The warlock's spells can be a little situational, but very fun to play. Mortal Coil is a mainstay of many warlock decks, as it allows you to finish off a weakened minion, or punish an opponent that carelessly plays a minion at one health. If Mortal Coil shuffles a minion off the board, it will allow you to draw a card. Of note is that this spell can be played on one of your own minions. If there are no good plays for your Bluegill Warrior to make, for example, it can be finished off in exchange for a card. If one of your minions has already attacked tis turn and has been reduced to 1 health, it's a candidate for Mortal Coil. If you want to play your Dread Infernal, and you have a minion at 1 health... Mortal Coil. There's a lot of potential bundled up in this 1 mana card.
Soulfire deals direct damage very cheaply, and can be targeted at either the enemy hero or one of their minions. It's a risky play, though, as you must discard a card to use it -- accounting for its minuscule cost of 1 mana.
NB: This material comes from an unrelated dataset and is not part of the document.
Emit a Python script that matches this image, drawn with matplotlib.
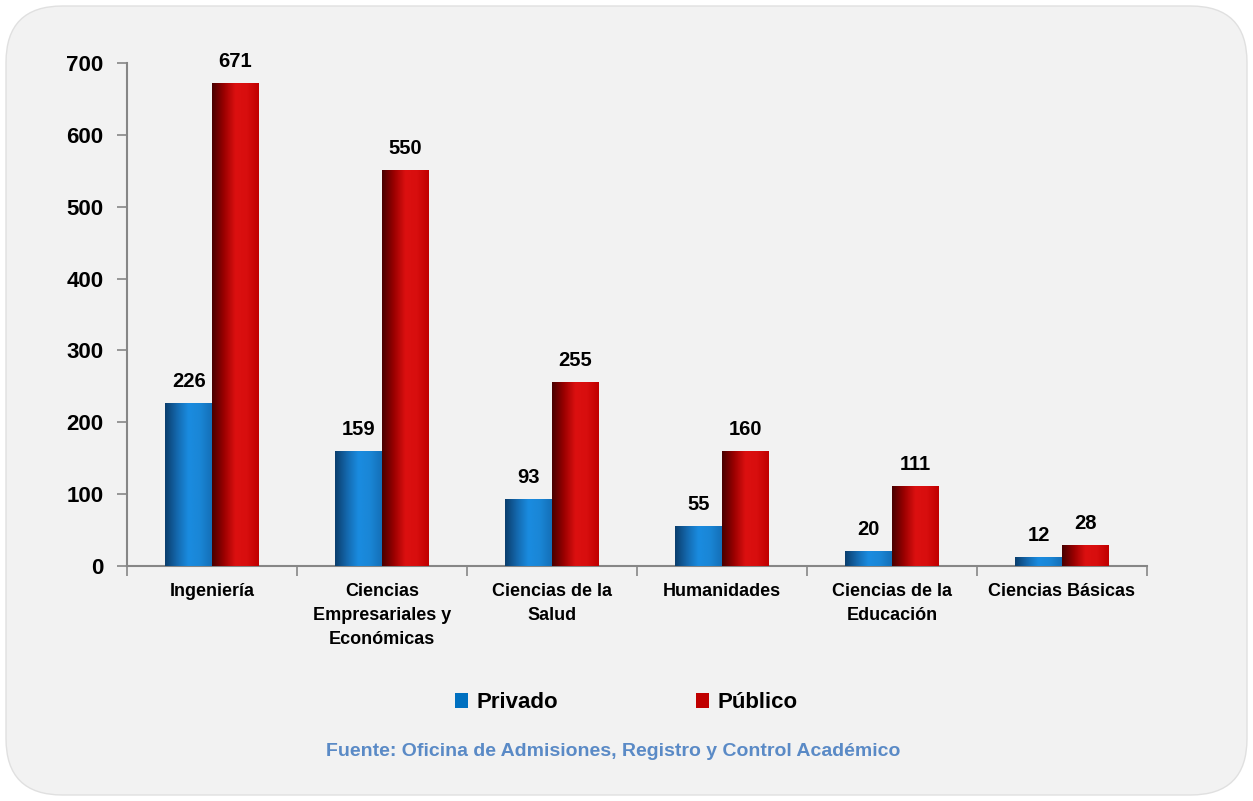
import numpy as np
import matplotlib
matplotlib.use("Agg")
import matplotlib.pyplot as plt
from matplotlib.patches import FancyBboxPatch
from matplotlib.colors import LinearSegmentedColormap

categories = ["Ingeniería", "Ciencias\nEmpresariales y\nEconómicas", "Ciencias de la\nSalud",
              "Humanidades", "Ciencias de la\nEducación", "Ciencias Básicas"]
privado = [226, 159, 93, 55, 20, 12]
publico = [671, 550, 255, 160, 111, 28]
yticks = [0, 100, 200, 300, 400, 500, 600, 700]
source = "Fuente: Oficina de Admisiones, Registro y Control Académico"

plt.rcParams['font.family'] = ['Liberation Sans Narrow', 'Liberation Sans', 'DejaVu Sans']
plt.rcParams['font.weight'] = 'bold'

W, H = 1253, 801
fig = plt.figure(figsize=(W / 100, H / 100), dpi=100, facecolor='white')

box = FancyBboxPatch((6 / W, 6 / H), (W - 12) / W, (H - 12) / H,
                     boxstyle="round,pad=0,rounding_size=0.045",
                     transform=fig.transFigure, facecolor='#f2f2f2',
                     edgecolor='#e0e0e0', linewidth=1, zorder=-5,
                     mutation_aspect=W / H)
fig.patches.append(box)

ax = fig.add_axes([127 / W, 235 / H, 1020 / W, 503 / H])
ax.set_facecolor('none')
ax.set_zorder(2)

x = np.arange(len(categories))
w = 0.274
b1 = ax.bar(x - w / 2, privado, w, color='#0070c0', label='Privado', zorder=2)
b2 = ax.bar(x + w / 2, publico, w, color='#c00000', label='Público', zorder=2)

blue_cm = LinearSegmentedColormap.from_list('b', ['#0b3f6e', '#1468ad', '#1a8ce0', '#1a86d6', '#1470b8'])
red_cm = LinearSegmentedColormap.from_list('r', ['#4a0000', '#9a0000', '#dc1010', '#d80e0e', '#c00000'])
grad = np.linspace(0, 1, 64).reshape(1, -1)
for bars, cm in ((b1, blue_cm), (b2, red_cm)):
    for r in bars:
        x0, hgt, bw = r.get_x(), r.get_height(), r.get_width()
        ax.imshow(grad, cmap=cm, aspect='auto', extent=[x0, x0 + bw, 0, hgt],
                  zorder=3, interpolation='bicubic')

for bars in (b1, b2):
    for r in bars:
        ax.annotate(f"{int(r.get_height())}", (r.get_x() + r.get_width() / 2, r.get_height()),
                    xytext=(0, 9), textcoords='offset points', ha='center', va='bottom',
                    fontsize=14.5, fontweight='bold', color='black')

ax.set_xlim(-0.5, len(categories) - 0.5)
ax.set_ylim(0, 700)
ax.set_yticks(yticks)
ax.tick_params(axis='y', labelsize=16, length=7, width=1.2, color='#868686', pad=10)
ax.set_xticks(x)
ax.set_xticklabels(categories, fontsize=13, fontweight='bold', linespacing=1.55)
ax.tick_params(axis='x', length=0, pad=12)
ax.set_xticks(np.arange(-0.5, len(categories)), minor=True)
ax.tick_params(axis='x', which='minor', length=7, width=1.2, color='#868686')
for lab in ax.get_yticklabels():
    lab.set_fontweight('bold')
for s in ('top', 'right'):
    ax.spines[s].set_visible(False)
for s in ('left', 'bottom'):
    ax.spines[s].set_color('#868686')
    ax.spines[s].set_linewidth(1.5)

leg = fig.legend(handles=[b1, b2], labels=['Privado', 'Público'], loc='center',
                 bbox_to_anchor=(626 / W, 1 - 703 / H), ncol=2, frameon=False,
                 prop={'size': 16, 'weight': 'bold'}, handlelength=0.62, handleheight=0.62,
                 handletextpad=0.35, columnspacing=6.2)

fig.text(613 / W, 1 - 751 / H, source, ha='center', va='center', fontsize=14,
         fontweight='bold', color='#5a8ac6')

fig.savefig('out.png', dpi=100, facecolor='white')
With the phenomenal drawing power of this basic warlock deck, it's possible to play out your hand before using this card, and then quickly refill it through tapping. At 3 mana, Shadow Bolt also deals 4 damage -- but is restricted to minions only.
If your side of the board is empty or filled with your bulkier minions, Hellfire can help clear your opponent's side of the board and turn the balance of the game around. It deals 3 damage to all characters -- yours and the enemy hero included -- and is especially satisfying to play against aggro Hunter decks or paladins who have just used the Muster for Battle and Quartermaster combo.
There are two popular warlock decks out there to work toward. Firstly, there's the zoo or zoolock deck, which focuses on putting forth a variety of smaller minions and demons. It has the advantage of generally being very cheap to craft -- seen on Tempostorm, for example, costing as little as 1,500 dust. This deck in particular has the added strength of not requiring any cards from Hearthstone's two single-player expansions, meaning that it's well within reach of those who don't want to spend the money on them.
The other type of deck is known as handlock, and is perennially popular. It involves a risky early game in order to fill the warlock's hand and then play giant minions at an extremely low cost, often in combination with Sunfury Protector and/or Defender of Argus.
For this deck in particular, it's worth looking at making some substitutions. Adding minions that buff spell damage, such as Kobold Geomancer or Azure Drake, will allow you an expanded range of opportunities to use Mortal Coil effectively.
Synergistic cards like Power Overwhelming, Void Terror, and the relatively new Dreadsteed have enormous potential. In particular, no one type of deck has yet emerged that makes use of this interesting card.
If this is your absolute first time playing Hearthstone, you might be better to stick with playing mage for the moment. If you're familiar with collectible card games or up for a challenge, however, warlock is a potential-loaded class that boasts excellent draw power and rewards risky, tactical gameplay.